**Exercise directions**
Copy every line in which the string "this" occurs.

**Records to process**
-------

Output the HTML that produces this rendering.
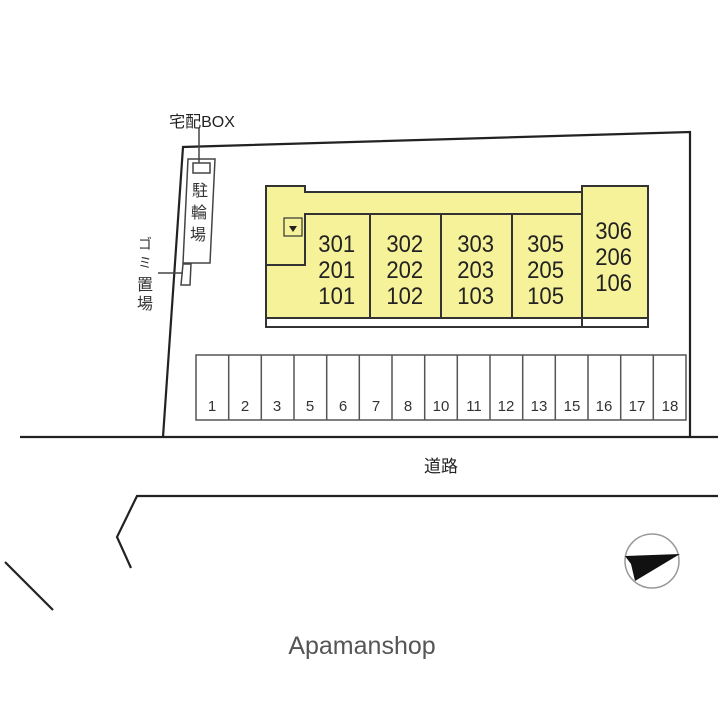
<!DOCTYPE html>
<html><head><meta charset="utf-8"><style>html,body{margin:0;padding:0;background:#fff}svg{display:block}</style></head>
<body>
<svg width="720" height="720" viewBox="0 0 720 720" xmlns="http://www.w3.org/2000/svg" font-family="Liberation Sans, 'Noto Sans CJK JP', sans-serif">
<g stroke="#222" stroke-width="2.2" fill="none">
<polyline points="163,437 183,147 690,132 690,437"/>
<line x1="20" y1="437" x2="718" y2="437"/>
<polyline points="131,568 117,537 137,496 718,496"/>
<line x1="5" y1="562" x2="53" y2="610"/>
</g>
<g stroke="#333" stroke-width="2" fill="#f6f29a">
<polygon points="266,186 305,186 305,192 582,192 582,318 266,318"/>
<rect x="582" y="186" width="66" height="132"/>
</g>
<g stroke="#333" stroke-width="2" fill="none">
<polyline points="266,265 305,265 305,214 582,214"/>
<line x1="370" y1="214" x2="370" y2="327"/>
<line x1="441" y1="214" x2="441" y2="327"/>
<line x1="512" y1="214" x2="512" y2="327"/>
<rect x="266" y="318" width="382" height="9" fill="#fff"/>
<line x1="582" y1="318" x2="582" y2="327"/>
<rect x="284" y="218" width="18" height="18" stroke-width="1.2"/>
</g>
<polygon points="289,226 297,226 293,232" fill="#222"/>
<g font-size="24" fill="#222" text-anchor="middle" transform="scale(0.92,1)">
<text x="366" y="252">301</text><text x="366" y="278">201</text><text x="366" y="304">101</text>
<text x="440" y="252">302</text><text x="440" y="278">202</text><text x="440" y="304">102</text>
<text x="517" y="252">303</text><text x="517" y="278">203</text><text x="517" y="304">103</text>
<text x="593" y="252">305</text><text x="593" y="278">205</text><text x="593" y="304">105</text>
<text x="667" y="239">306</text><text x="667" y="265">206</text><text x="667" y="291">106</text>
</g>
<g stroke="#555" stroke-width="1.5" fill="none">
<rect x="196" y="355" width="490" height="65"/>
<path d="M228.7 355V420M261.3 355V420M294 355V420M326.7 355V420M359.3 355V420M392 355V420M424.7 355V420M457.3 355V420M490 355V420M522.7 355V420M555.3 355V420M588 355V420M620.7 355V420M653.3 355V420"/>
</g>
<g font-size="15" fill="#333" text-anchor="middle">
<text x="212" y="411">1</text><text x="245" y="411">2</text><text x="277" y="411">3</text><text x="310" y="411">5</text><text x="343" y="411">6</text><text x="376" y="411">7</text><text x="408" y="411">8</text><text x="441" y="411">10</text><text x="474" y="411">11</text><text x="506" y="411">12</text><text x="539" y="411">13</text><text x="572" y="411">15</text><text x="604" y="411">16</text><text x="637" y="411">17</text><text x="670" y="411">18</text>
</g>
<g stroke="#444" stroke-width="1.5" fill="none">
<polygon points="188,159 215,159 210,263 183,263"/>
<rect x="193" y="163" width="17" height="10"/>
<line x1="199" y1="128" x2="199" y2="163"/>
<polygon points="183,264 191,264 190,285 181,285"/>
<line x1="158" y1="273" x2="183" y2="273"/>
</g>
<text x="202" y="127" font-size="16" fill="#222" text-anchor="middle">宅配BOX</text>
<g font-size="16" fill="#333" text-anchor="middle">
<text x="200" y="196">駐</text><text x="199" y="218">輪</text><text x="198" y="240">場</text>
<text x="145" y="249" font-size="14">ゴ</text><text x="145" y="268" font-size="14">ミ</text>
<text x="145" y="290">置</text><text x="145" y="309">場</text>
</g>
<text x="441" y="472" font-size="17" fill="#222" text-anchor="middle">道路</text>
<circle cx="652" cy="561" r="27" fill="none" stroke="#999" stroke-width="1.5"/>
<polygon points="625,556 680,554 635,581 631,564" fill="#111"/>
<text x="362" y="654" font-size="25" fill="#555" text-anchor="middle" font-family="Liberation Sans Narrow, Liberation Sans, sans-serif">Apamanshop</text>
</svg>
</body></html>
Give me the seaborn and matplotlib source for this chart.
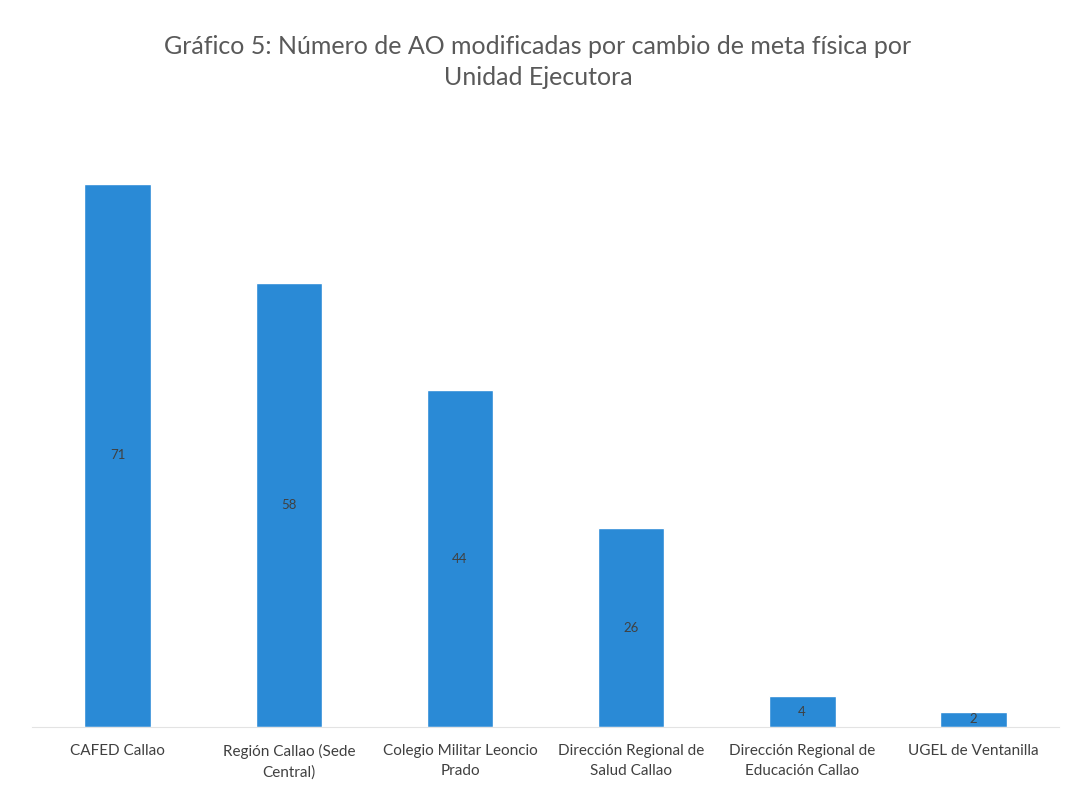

-------

**The output**
Output the HTML that produces this rendering.
Give me the seaborn and matplotlib source for this chart.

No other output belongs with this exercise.